If the domestically produced item lasts five years, the total cost over five years is $50. The total cost of the shoddy imported item is 5 X $25, or $125. The domestic product is much, much cheaper once we expand the time frame to the entire lifetime of the product.
Who’s going to be crying real tears of anguish are all the mercantilist economies that have dumped their surplus production in the U.S. for decades, as there is no alternative economy large enough to absorb the $1 trillion in (mostly shoddy) goods and services that the US will no longer buy.
The issuers of the new reserve currency will have to run massive, sustained trade deficits to export enough of their new currency to meet the demands of a reserve currency and they’ll have to let the price of the new currency float freely on global markets, or it cannot be trusted to retain its value — a key attribute of a reserve currency.
If this new reserve currency is “backed by gold,” then nations that pile up the new currency in trade must be able to demand gold in exchange for the currency, as France demanded (and received) gold in exchange for its surplus US dollars in 1971. If the currency can’t be converted into gold, it’s not a gold-backed currency. It’s only backed by, well, nothing, just like all the other fiat currencies.
Fiat Currencies Aren’t Backed by Nothing
Actually, fiat currencies are backed by something: interest-paying bonds.
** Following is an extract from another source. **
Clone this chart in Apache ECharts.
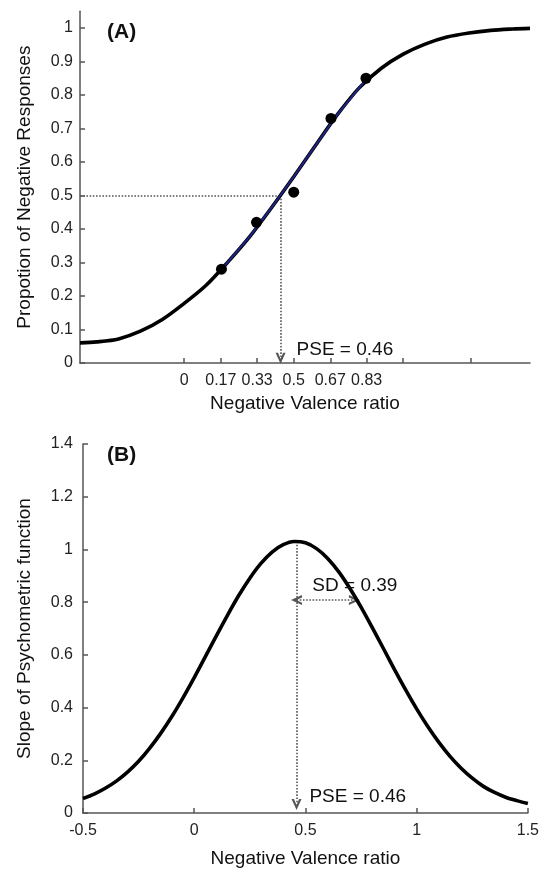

The higher the interest and the lower the risk profile of the bonds, the greater demand for that currency above others with riskier profiles and lower rates of return on the bonds.
This leads to an irony: the US dollar will become much more valuable once it is no longer a reserve currency as it will no longer be exported in vast quantities. US dollars will be scarce and will thus increase in value.
Personally, I’m in favor of competition in currencies — the more the merrier. The more options available on a transparent global market where all currencies are floating freely on market supply and demand, the better for everyone.
But be careful what you wish for, because currencies are not abstractions we ponder, they are commodities that serve real-world functions that place demands on the currency as a mechanism of trade, trust, value and risk.
We need to realize this before seriously contemplating the demise of the dollar.